Open docs/_build/html/index.html with a browser to see the docs. On macOS you can use the following command for that:

open docs/_build/html/index.html

Adding a new geocoder

Patches for adding new geocoding services are very welcome! It doesn't matter how popular the target service is or whether its territorial coverage is global or local.

A checklist for adding a new geocoder:

  1. Create a new geocoding class in its own Python module in the geopy/geocoders package. Please look around to make sure that you're not reimplementing something that's already there! For example, if you're adding a Nominatim-based service, then your new geocoder class should probably extend the geopy.geocoders.Nominatim class.

  2. Follow the instructions in the geopy/geocoders/__init__.py module for adding the required imports.

  3. Create a test module in the test/geocoders directory. If your geocoder class requires credentials, make sure to access them via the test.geocoders.util.env object (see test/geocoders/what3words.py for example). Refer to the Geocoder credentials section above for info on how to work with credentials locally.

  4. Complete your implementation and tests! Give TDD a try if you aren't used to it yet! 🎉 Please note that it's possible to run a single test module instead of running the full suite, which is much slower. Refer to the Running tests section above for a command example.
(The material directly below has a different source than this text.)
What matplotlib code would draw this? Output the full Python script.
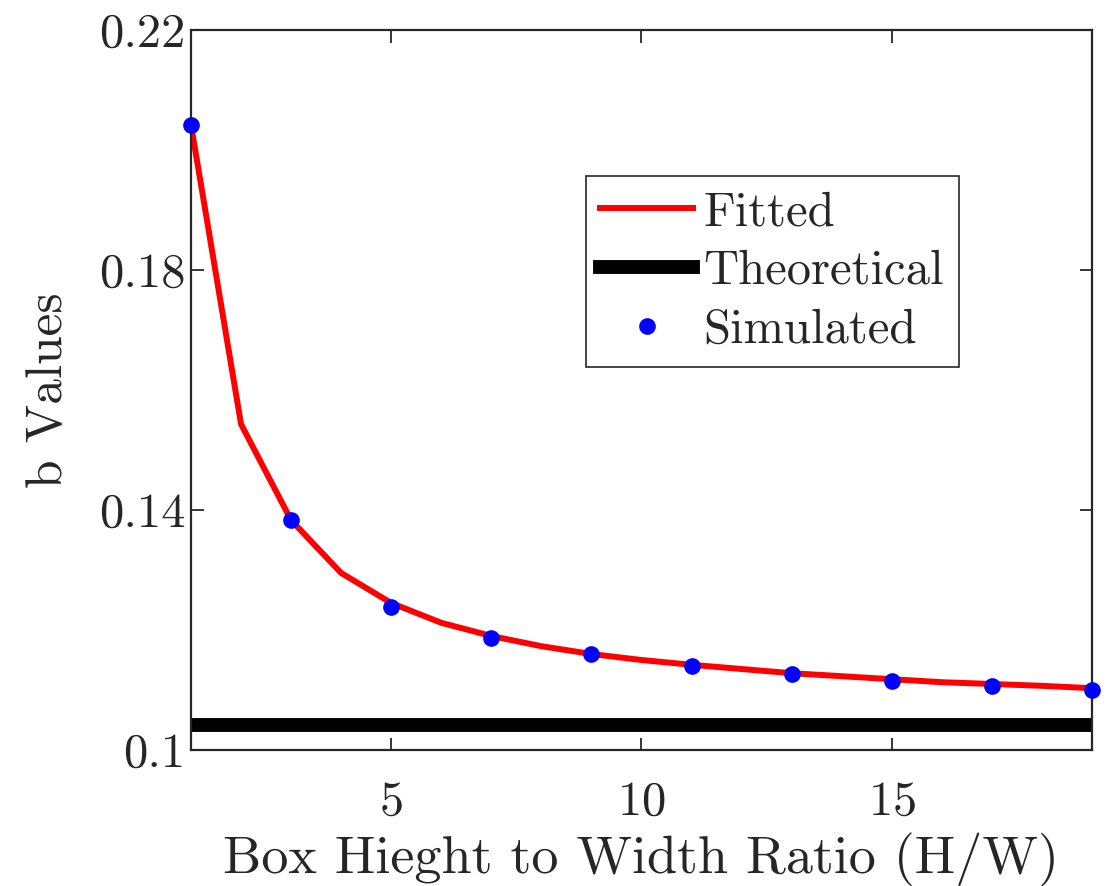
import numpy as np
import matplotlib

matplotlib.use("Agg")
import matplotlib.pyplot as plt

# --- values ---
ratio_fit = np.arange(1, 20)
b_fit = [0.2042, 0.1543, 0.1383, 0.1295, 0.1245, 0.1212, 0.1190, 0.1173, 0.1160, 0.1150,
         0.1142, 0.1135, 0.1128, 0.1123, 0.1118, 0.1113, 0.1110, 0.1107, 0.1103]
ratio_sim = [1, 3, 5, 7, 9, 11, 13, 15, 17, 19]
b_sim = [0.2042, 0.1383, 0.1238, 0.1187, 0.1160, 0.1140, 0.1127, 0.1115, 0.1107, 0.1100]
b_theory = 0.1042
xticks = [5, 10, 15]
yticks = [0.1, 0.14, 0.18, 0.22]
ytick_labels = ["0.1", "0.14", "0.18", "0.22"]

plt.rcParams.update({
    "font.family": "serif",
    "font.serif": ["cmr10"],
    "mathtext.fontset": "cm",
    "axes.formatter.use_mathtext": True,
    "font.size": 35,
    "text.color": "#262626",
    "axes.edgecolor": "#262626",
    "axes.labelcolor": "#262626",
    "xtick.color": "#262626",
    "ytick.color": "#262626",
})

fig = plt.figure(figsize=(11.06, 8.86), dpi=100)
ax = fig.add_axes([0.1727, 0.1535, 0.8146, 0.8126])

ax.plot(ratio_fit, b_fit, "-", color="red", lw=4.3, label="Fitted", zorder=2)
ax.axhline(b_theory, color="black", lw=10, label="Theoretical", zorder=2)
ax.plot(ratio_sim, b_sim, "o", color="blue", ms=12, mec="none", label="Simulated",
        clip_on=False, zorder=3)

ax.set_xlim(1, 19)
ax.set_ylim(0.1, 0.22)
ax.set_xticks(xticks)
ax.set_yticks(yticks)
ax.set_yticklabels(ytick_labels)
ax.tick_params(direction="in", length=9, width=1.3, top=True, right=True, labelsize=35)
ax.tick_params(axis="x", pad=22)
ax.tick_params(axis="y", pad=4)
for s in ax.spines.values():
    s.set_linewidth(1.6)

ax.set_xlabel("Box Hieght to Width Ratio (H/W)", fontsize=39, labelpad=6)
ax.set_ylabel("b Values", fontsize=37, labelpad=19)

leg = ax.legend(loc="upper right", bbox_to_anchor=(0.852, 0.797), fancybox=False,
                framealpha=1, edgecolor="#262626", borderpad=0.3, handlelength=1.9,
                handletextpad=0.22, labelspacing=0.3, borderaxespad=0, fontsize=35)
leg.get_frame().set_linewidth(1.2)

fig.savefig("out.png", dpi=100)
  5. Make sure to document the geocode and reverse methods with all their parameters. The class doc should contain a URI to the Terms of Service.

  6. Add a reference to that class in the docs/index.rst file. Please keep them ordered alphabetically by their module file names. Build the docs (Building docs section above) to make sure that you've done them right!

  7. If your tests use credentials, add their names to the end of the .github/workflows/ci.yml file.

That's all!

Improving a geocoder

If you want to add additional parameters to a geocode or reverse method, the additional parameters must be explicitly specified and documented in the method signature. Validation may be done for type, but values should probably not be checked against an enumerated list because the service could change. The additional parameters should go to the end of the method signature.

Please avoid simply passing through arbitrary parameters (e.g. with **kwargs) to the params of a request to the target service. The target service parameters might change, as well as the service's API, but the geocoder class's public API should stay the same. It's almost impossible to achieve that when a pass-through of arbitrary parameters is allowed.